STATED GOAL: Output all the entries word for word. Omit the pictures.

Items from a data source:
····················

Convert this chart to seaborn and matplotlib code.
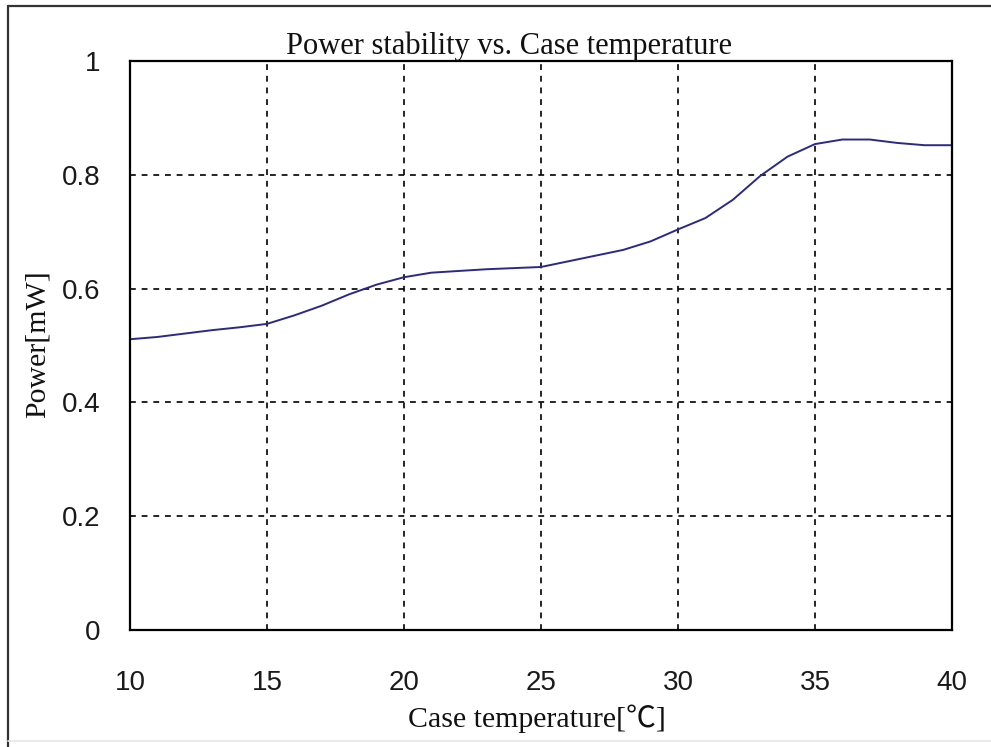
import matplotlib
matplotlib.use("Agg")
import matplotlib.pyplot as plt
import seaborn as sns
import pandas as pd
from matplotlib.lines import Line2D

temperature = [10, 11, 12, 13, 14, 15, 16, 17, 18, 19, 20, 21, 22, 23, 24, 25,
               26, 27, 28, 29, 30, 31, 32, 33, 34, 35, 36, 37, 38, 39, 40]
power = [0.511, 0.515, 0.521, 0.527, 0.532, 0.538, 0.553, 0.570, 0.590, 0.607,
         0.620, 0.628, 0.631, 0.634, 0.636, 0.638, 0.648, 0.658, 0.668, 0.683,
         0.704, 0.724, 0.756, 0.798, 0.832, 0.854, 0.862, 0.862, 0.856, 0.852, 0.852]
x_ticks = [10, 15, 20, 25, 30, 35, 40]
y_ticks = [0, 0.2, 0.4, 0.6, 0.8, 1.0]
y_tick_labels = ["0", "0.2", "0.4", "0.6", "0.8", "1"]

title = "Power stability vs. Case temperature"
xlabel = "Case temperature[℃]"
ylabel = "Power[mW]"

sns.set_style("white")
plt.rcParams['font.family'] = ['Liberation Serif', 'Noto Sans CJK TC', 'DejaVu Sans']

df = pd.DataFrame({"temp": temperature, "power": power})

W, H = 991, 747
fig = plt.figure(figsize=(W / 100, H / 100), dpi=100)
ax = fig.add_axes([130 / W, 1 - 630 / H, 822 / W, 569 / H])

sns.lineplot(data=df, x="temp", y="power", ax=ax, color="#2a2a86", linewidth=1.4)

ax.set_xlim(10, 40)
ax.set_ylim(0, 1)
ax.set_xticks(x_ticks)
ax.set_yticks(y_ticks)
ax.set_yticklabels(y_tick_labels)
ax.grid(True, color="black", linestyle=(0, (3.5, 3.5)), linewidth=1.2)
ax.tick_params(axis="both", length=0, labelsize=20, colors="#1a1a1a")
ax.tick_params(axis="x", pad=29)
ax.tick_params(axis="y", pad=21)
for lab in ax.get_xticklabels() + ax.get_yticklabels():
    lab.set_family(['Liberation Sans', 'DejaVu Sans'])
for s in ax.spines.values():
    s.set_visible(True)
    s.set_color("black")
    s.set_linewidth(1.6)

ax.set_xlabel("")
ax.set_ylabel("")
fig.text(509 / W, 1 - 46 / H, title, ha="center", va="center", fontsize=22, color="#111111")
fig.text(537 / W, 1 - 719 / H, xlabel, ha="center", va="center", fontsize=21.5, color="#111111")
fig.text(38 / W, 1 - 344 / H, ylabel, ha="center", va="center", rotation=90, fontsize=21.5, color="#111111")

# outer frame
fig.add_artist(Line2D([8 / W, 8 / W], [0, 1 - 6 / H], transform=fig.transFigure, color="#333333", linewidth=1.6))
fig.add_artist(Line2D([8 / W, 1], [1 - 6 / H, 1 - 6 / H], transform=fig.transFigure, color="#333333", linewidth=1.6))
fig.add_artist(Line2D([8 / W, 1], [1 - 741 / H, 1 - 741 / H], transform=fig.transFigure, color="#e6e6e6", linewidth=1.2))

fig.savefig("out.png", dpi=100)
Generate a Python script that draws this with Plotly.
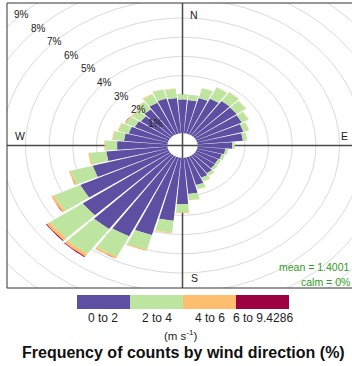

····················

RESPONSE TO THE TASK:
Convert this chart to seaborn and matplotlib code.
import matplotlib
matplotlib.use("Agg")
import matplotlib.pyplot as plt
import seaborn as sns
import pandas as pd
from matplotlib.lines import Line2D

temperature = [10, 11, 12, 13, 14, 15, 16, 17, 18, 19, 20, 21, 22, 23, 24, 25,
               26, 27, 28, 29, 30, 31, 32, 33, 34, 35, 36, 37, 38, 39, 40]
power = [0.511, 0.515, 0.521, 0.527, 0.532, 0.538, 0.553, 0.570, 0.590, 0.607,
         0.620, 0.628, 0.631, 0.634, 0.636, 0.638, 0.648, 0.658, 0.668, 0.683,
         0.704, 0.724, 0.756, 0.798, 0.832, 0.854, 0.862, 0.862, 0.856, 0.852, 0.852]
x_ticks = [10, 15, 20, 25, 30, 35, 40]
y_ticks = [0, 0.2, 0.4, 0.6, 0.8, 1.0]
y_tick_labels = ["0", "0.2", "0.4", "0.6", "0.8", "1"]

title = "Power stability vs. Case temperature"
xlabel = "Case temperature[℃]"
ylabel = "Power[mW]"

sns.set_style("white")
plt.rcParams['font.family'] = ['Liberation Serif', 'Noto Sans CJK TC', 'DejaVu Sans']

df = pd.DataFrame({"temp": temperature, "power": power})

W, H = 991, 747
fig = plt.figure(figsize=(W / 100, H / 100), dpi=100)
ax = fig.add_axes([130 / W, 1 - 630 / H, 822 / W, 569 / H])

sns.lineplot(data=df, x="temp", y="power", ax=ax, color="#2a2a86", linewidth=1.4)

ax.set_xlim(10, 40)
ax.set_ylim(0, 1)
ax.set_xticks(x_ticks)
ax.set_yticks(y_ticks)
ax.set_yticklabels(y_tick_labels)
ax.grid(True, color="black", linestyle=(0, (3.5, 3.5)), linewidth=1.2)
ax.tick_params(axis="both", length=0, labelsize=20, colors="#1a1a1a")
ax.tick_params(axis="x", pad=29)
ax.tick_params(axis="y", pad=21)
for lab in ax.get_xticklabels() + ax.get_yticklabels():
    lab.set_family(['Liberation Sans', 'DejaVu Sans'])
for s in ax.spines.values():
    s.set_visible(True)
    s.set_color("black")
    s.set_linewidth(1.6)

ax.set_xlabel("")
ax.set_ylabel("")
fig.text(509 / W, 1 - 46 / H, title, ha="center", va="center", fontsize=22, color="#111111")
fig.text(537 / W, 1 - 719 / H, xlabel, ha="center", va="center", fontsize=21.5, color="#111111")
fig.text(38 / W, 1 - 344 / H, ylabel, ha="center", va="center", rotation=90, fontsize=21.5, color="#111111")

# outer frame
fig.add_artist(Line2D([8 / W, 8 / W], [0, 1 - 6 / H], transform=fig.transFigure, color="#333333", linewidth=1.6))
fig.add_artist(Line2D([8 / W, 1], [1 - 6 / H, 1 - 6 / H], transform=fig.transFigure, color="#333333", linewidth=1.6))
fig.add_artist(Line2D([8 / W, 1], [1 - 741 / H, 1 - 741 / H], transform=fig.transFigure, color="#e6e6e6", linewidth=1.2))

fig.savefig("out.png", dpi=100)
Generate a Python script that draws this with Plotly.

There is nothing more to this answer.